One group of states implemented maternity leave between 1972 and 1988: Massachusetts, Connecticut, Washington, California, Minnesota, Rhode Island, Maine, Oregon, Tennessee, and Wisconsin. This group was basically under constant assault from the policy in the early part of the chart, as more and more states implemented the law, some of which gave the benefit only to women. The entire group had the law five years before the federal policy set in. So, if maternity leave fundamentally changes the trend in the gender wage gap, this group should see stagnation set in early.

The second group comprises all the states that never implemented leave by themselves but received it in 1993 with the federal law. This group should have especially strong wage-gap convergence until the early 1990s and then an especially abrupt shift thereafter. (A few states that implemented parental leave in the early 1990s just before the federal law—New Jersey, Vermont, and D.C.—are simply dropped to keep some separation between the two groups in terms of when they got leave.)

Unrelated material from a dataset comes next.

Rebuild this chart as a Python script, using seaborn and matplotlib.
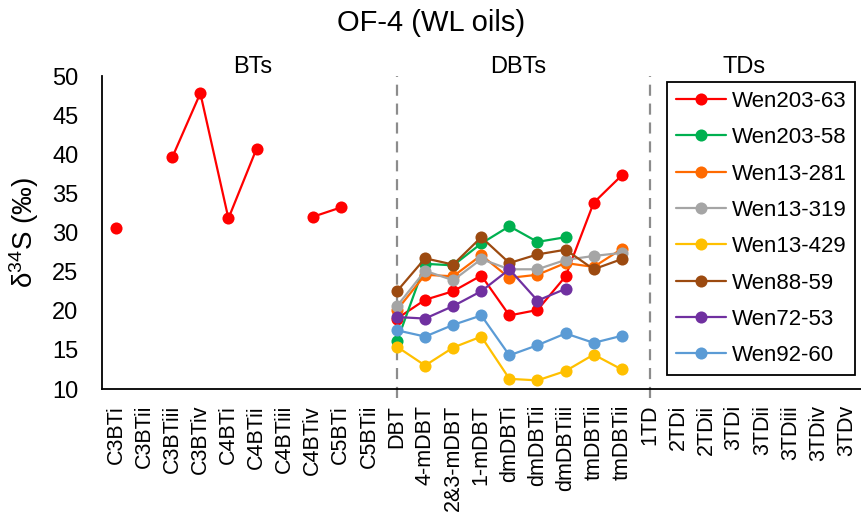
import numpy as np
import pandas as pd
import matplotlib
matplotlib.use("Agg")
import matplotlib.pyplot as plt
from matplotlib.lines import Line2D
import seaborn as sns

# Compound categories along the x axis
categories = [
    "C3BTi", "C3BTii", "C3BTiii", "C3BTiv", "C4BTi", "C4BTii", "C4BTiii", "C4BTiv", "C5BTi", "C5BTii",
    "DBT", "4-mDBT", "2&3-mDBT", "1-mDBT", "dmDBTi", "dmDBTii", "dmDBTiii", "tmDBTii", "tmDBTii",
    "1TD", "2TDi", "2TDii", "3TDi", "3TDii", "3TDiii", "3TDiv", "3TDv",
]
groups = ["BTs", "DBTs", "TDs"]

NA = None
# delta34S values (permil) per oil sample, one entry per category
wen203_63 = [30.6, NA, 39.6, 47.8, 31.8, 40.7, NA, 32.0, 33.2, NA,
             19.0, 21.4, 22.5, 24.5, 19.4, 20.1, 24.4, 33.8, 37.3,
             NA, NA, NA, NA, NA, NA, NA, NA]
wen203_58 = [NA, NA, NA, NA, NA, NA, NA, NA, NA, NA,
             16.1, 26.0, 25.8, 28.6, 30.8, 28.8, 29.4, NA, NA,
             NA, NA, NA, NA, NA, NA, NA, NA]
wen13_281 = [NA, NA, NA, NA, NA, NA, NA, NA, NA, NA,
             20.1, 24.6, 24.4, 27.1, 24.2, 24.6, 26.1, 25.6, 27.9,
             NA, NA, NA, NA, NA, NA, NA, NA]
wen13_319 = [NA, NA, NA, NA, NA, NA, NA, NA, NA, NA,
             20.6, 25.1, 23.9, 26.6, 25.3, 25.3, 26.5, 27.0, 27.4,
             NA, NA, NA, NA, NA, NA, NA, NA]
wen13_429 = [NA, NA, NA, NA, NA, NA, NA, NA, NA, NA,
             15.4, 13.0, 15.3, 16.7, 11.3, 11.1, 12.3, 14.4, 12.5,
             NA, NA, NA, NA, NA, NA, NA, NA]
wen88_59 = [NA, NA, NA, NA, NA, NA, NA, NA, NA, NA,
            22.5, 26.7, 25.9, 29.4, 26.1, 27.2, 27.8, 25.3, 26.6,
            NA, NA, NA, NA, NA, NA, NA, NA]
wen72_53 = [NA, NA, NA, NA, NA, NA, NA, NA, NA, NA,
            19.2, 19.0, 20.6, 22.5, 25.3, 21.3, 22.8, NA, NA,
            NA, NA, NA, NA, NA, NA, NA, NA]
wen92_60 = [NA, NA, NA, NA, NA, NA, NA, NA, NA, NA,
            17.5, 16.7, 18.2, 19.4, 14.3, 15.6, 17.1, 15.9, 16.8,
            NA, NA, NA, NA, NA, NA, NA, NA]

samples = ["Wen203-63", "Wen203-58", "Wen13-281", "Wen13-319",
           "Wen13-429", "Wen88-59", "Wen72-53", "Wen92-60"]
series = [wen203_63, wen203_58, wen13_281, wen13_319,
          wen13_429, wen88_59, wen72_53, wen92_60]
colors = ["#FF0000", "#00B050", "#FF6A00", "#A5A5A5",
          "#FFC000", "#9C4A10", "#7030A0", "#5B9BD5"]

# Long-form table; consecutive non-missing runs get their own segment id
rows = []
for name, vals in zip(samples, series):
    seg = 0
    prev_missing = True
    for i, v in enumerate(vals):
        if v is None:
            prev_missing = True
            continue
        if prev_missing:
            seg += 1
        prev_missing = False
        rows.append({"sample": name, "pos": i, "d34S": v, "seg": f"{name}_{seg}"})
df = pd.DataFrame(rows)

sns.set_style("white")
plt.rcParams["font.family"] = ["Liberation Sans", "DejaVu Sans"]
plt.rcParams["mathtext.fontset"] = "custom"
plt.rcParams["mathtext.rm"] = "Liberation Sans"
plt.rcParams["mathtext.default"] = "regular"
for key in ("text.color", "axes.labelcolor", "xtick.color", "ytick.color"):
    plt.rcParams[key] = "black"

W, H = 862, 517
fig = plt.figure(figsize=(W / 100, H / 100), dpi=100)
ax_top, ax_bottom = 76, 389
ax = fig.add_axes([102 / W, 1 - ax_bottom / H, (W - 102) / W, (ax_bottom - ax_top) / H])

palette = dict(zip(samples, colors))
sns.lineplot(data=df, x="pos", y="d34S", hue="sample", units="seg",
             estimator=None, sort=False, palette=palette, hue_order=samples,
             marker="o", markersize=8.7, markeredgewidth=0, linewidth=1.6,
             legend=False, ax=ax, zorder=3)

# Group separators
for xpos in (10, 19):
    ax.axvline(xpos, ymin=-0.03, ymax=1.0, color="#8C8C8C", lw=1.6,
               ls=(0, (5, 3.5)), clip_on=False, zorder=1)

ax.set_xlim(-0.5, 26.55)
ax.set_ylim(10, 50)
ax.set_yticks(np.arange(10, 51, 5))
ax.set_xticks(range(len(categories)))
ax.set_xticklabels(categories, rotation=90, fontsize=15.5)
ax.tick_params(axis="x", length=4.5, width=1.2, pad=7, color="black", direction="out")
ax.tick_params(axis="y", length=0, pad=17, labelsize=17)
ax.set_xlabel("")
ax.set_ylabel("δ$^{34}$S (‰)", fontsize=20)
ax.yaxis.set_label_coords(-0.08, 0.5)
for s in ("top", "right"):
    ax.spines[s].set_visible(False)
for s in ("left", "bottom"):
    ax.spines[s].set_color("black")
    ax.spines[s].set_linewidth(1.3)

# Group labels above the plot
label_y = (ax_bottom - 67) / (ax_bottom - ax_top)
for label, xc in zip(groups, (4.85, 14.3, 22.35)):
    ax.text(xc, label_y, label, transform=ax.get_xaxis_transform(),
            ha="center", va="center", fontsize=17)

fig.text(0.5, 1 - 23 / H, "OF-4 (WL oils)", ha="center", va="center", fontsize=21)

handles = [Line2D([0], [0], color=c, lw=1.6, marker="o", markersize=8.7,
                  markeredgewidth=0) for c in colors]
leg = fig.legend(handles, samples, loc="upper left",
                 bbox_to_anchor=(667 / W, 1 - 82 / H), fontsize=16,
                 frameon=True, fancybox=False, framealpha=1, edgecolor="black",
                 handlelength=2.25, handletextpad=0.25, labelspacing=0.69,
                 borderpad=0.4, borderaxespad=0)
leg.get_frame().set_linewidth(1.3)

fig.savefig("out.png", dpi=100)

Here are the gaps in median wages over time for the 1972-1988 and 1993 groups:

That doesn’t look too dramatic. Maybe one could argue that the earlier-treated group flagged a little bit in the mid-1980s, or that the 1993 cohort stalled slightly worse in the mid-1990s. And these simple trend lines don’t account for other confounding variables.

But in general, both groups have the same trend: A big drop through the early 1990s, a smaller drop thereafter. If I run simple regressions to get the pre-1993 vs. 1993-and-after trend lines, both groups saw their gender gap drop by roughly a point per year beforehand and 0.3-0.4 points after.

I can buy that parental leave reduces women’s economic participation and wages to some extent, and I hope this paper receives a lot of careful attention. For the time being, though, I’m skeptical that family leave is practically the sole reason for the slowdown in gender wage convergence.

Robert VerBruggen is an IFS research fellow and a fellow at the Manhattan Institute.


1. Like the authors, I restrict the sample to whites and blacks with 35 or more hours per week, positive wage income (and more than zero weeks worked), and ages 18-65 in the year the income was earned (ages 19-66 in the survey year); and calculate wages by dividing wage income by the product of weeks worked and typical weekly hours. I start my analysis one year after theirs; in the 1976 survey year (pertaining to 1975 wages), the CPS data identify many states in groups rather than individually. Hourly wages are calculated as wage income divided by the product of usual hours and weeks worked. Since I am working only with medians and the ratio of male to female wages on a year-by-year basis, however, there’s no need to trim the top and bottom 1% of observations or adjust for inflation.